Today, the only hints you’ll find of the site’s history are a metal sign on the curb near the studio’s old entrance and a pretty nifty vintage picture inside the Gelson’s.

The black and white shot at the top of the post is from the city’s Department of City Planning website.

Site of Walt Disney Studio, 1926 - 1940

Sources:

“Manufacturers Buy Old Disney Studios” The Los Angeles Times May 11, 1941 p. E3

Finch, Christopher The Art of Disney: From Mickey Mouse to the Magic Kingdoms Harry N. Abrams 1995 New York

Gabler, Neal Walt Disney: The Triumph of the American Imagination Alfred A. Knopf 2006 New York


Up next: Glendale-Hyperion Bridge

9 comments:

Anonymous said...

This is an excellent entry and a very enjoyable read..nice work Floyd!

Floyd B. Bariscale said...

Thanks, Aliki. It took me all of last night's Dodgers game to write it.

Anonymous said...

Bravo! We've driven by the grocery store a few times but didn't know about the Los Feliz location. Good stuff for classic Disneyphiles and LA history buffs in general. Thanks a bunch.

Floyd B. Bariscale said...

Thanks, Alysia. Online, the city says the 4651 Kinsgwell building was built in 1930, but, if this is the original Disney Bros. Studio, then that's way off. It would've been easy for me to swing by Lyric Avenue in Los Feliz to see Walt's and Roy's matching homes, too, but I didn't.

Anonymous said...

Was 3212 Griffith Park Blvd. Walt Disney's "castle?"

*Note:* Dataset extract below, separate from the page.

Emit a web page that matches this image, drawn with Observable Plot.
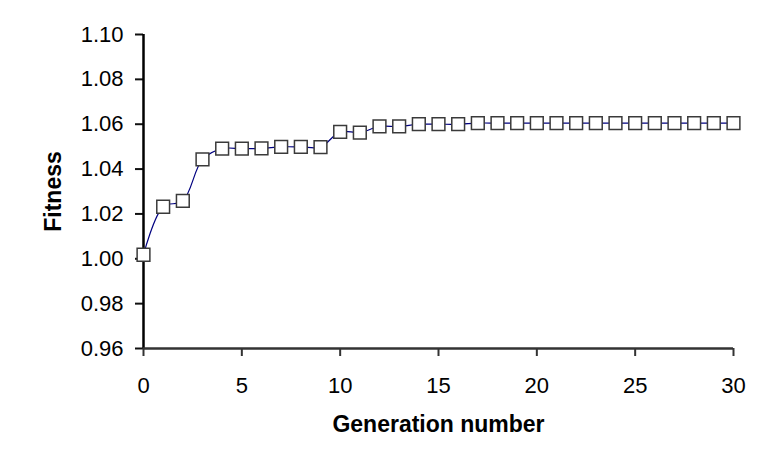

Snow White Archive said...

Just found this post. Enjoyable read and the images really help bring home the story.

Excellent job Floyd.

Joe said...

Just stumbled on this post and it is wonderful...especially for those of us who LOVE the history of the Disney brothers, family and studio. Hope to one day be able to see these myself.

Joe (Duluth, MN)

etickettotomorrowland said...

Thank you for the Great info about Walt Disney. I had to share it on my Disney blog. :o)

SchlottSPOT said...

Just started reading Neal's book.....totally fascinating. I like it (as well as your page) because this goes deeper into Disney and not just Mickey era.